Fortunately, our schema defines a primary key field which will ensure that Chateau Ducasse is the only Chateau Ducasse; and we have hashtables. We can represent the query results as a recursively nested dictionary matching each object's primary key with its values for fields defined by the schema. Even for a relatively small data set like we have, this mapping gets big fast. This is what Chateau Ducasse's section looks like in full:

{ ...,
  "4": {
    "id": 4,
    "name": "Chateau Ducasse",
    "country": "FR",
    "wines": {
      "7": {
        "id": 7,
        "name": "Graves",
        "year": 2010,
        "varietals": {
          "1": {
            "id": 1,
            "name": "Cabernet Sauvignon"
          },
          "5": {
            "id": 5,
            "name": "Merlot"
          },
          "6": {
            "id": 6,
            "name": "Cabernet Franc"
          }
        }
      }
    }
  }
}

To generate this, we iterate over the resultset and pass each row through a function which recursively steps through the schema tree to apply the record data. For this schema, we're starting from wineries so the id 4 corresponds to Chateau Ducasse. Inside that object, the wine id 7 in the wines mapping corresponds to their 2010 Bordeaux, and so on.

Simplify!

However, the primary key mapping is obnoxious to work with. It's served its purpose of structuring our data in an arborescent rather than a tabular form; now it needs to go away, because it's an extra layer of complexity on top of our super-simple winery-wine-varietal tree. We need to break each winery value in the outer dictionary out into its own object, recurse into each of those to do the same for their wines, and finally recurse into the wines to handle the varietals.

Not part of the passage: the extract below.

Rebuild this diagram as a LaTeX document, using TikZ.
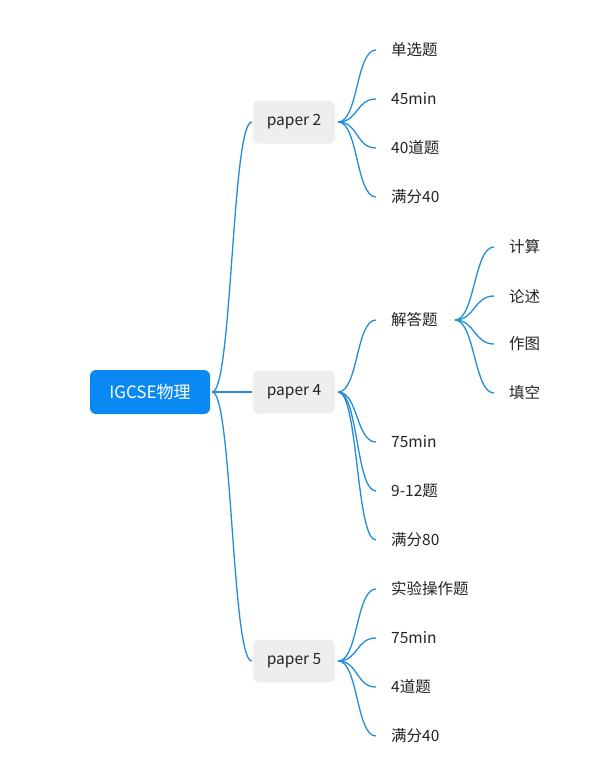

If this sounds really similar to what we just did, that's because it is. It's technically possible to do this in one pass instead of two, but processing the raw results into a hashtable is much, much faster than the potential number of array scans we'd be doing.

To arrive at the final format, we reduce the mapping's key list; these are the primary keys of each winery in the example dataset. The corresponding values from the mapping go in the reduce accumulator. Since we're only dealing with arrays here, the accumulator will always be an array; if we had a subobject with a 1:1 relationship, we'd use an object accumulator instead by turning array off in the schema definition. This would result in the subobject being directly accessible as a property of its parent object.

Here's Catena:

[ ...,
  {
    "id": 2,
    "name": "Bodega Catena Zapata",
    "country": "AR",
    "wines": [ {
      "id": 3,
      "name": "Catena Alta",
      "year": 2013,
      "varietals": [ {
        "id": 4,
        "name": "Malbec"
      } ]
    }, {
      "id": 4,
      "name": "Catena Alta",
      "year": 2013,
      "varietals": [ {
        "id": 1,
        "name": "Cabernet Sauvignon"
      } ]
    }, {
      "id": 5,
      "name": "Nicolás Catena Zapata",
      "year": 2010,
      "varietals": [ {
        "id": 1,
        "name": "Cabernet Sauvignon"
      }, {
        "id": 4,
        "name": "Malbec"
      } ]
    } ]
  },
... ]

Dead simple: we've got wineries, wineries have wines, wines have varietals. Everything lines up with the real primary key values from the original query result. We've turned a raw resultset with embedded relationships into a model of those relationships. This is much easier to manage outside the relational context in client code, and it's an accurate representation of the mental model we want our users to have. The schema does add a bit of overhead, but it's as contained about as well as possible. Further automation only makes it less flexible from here out.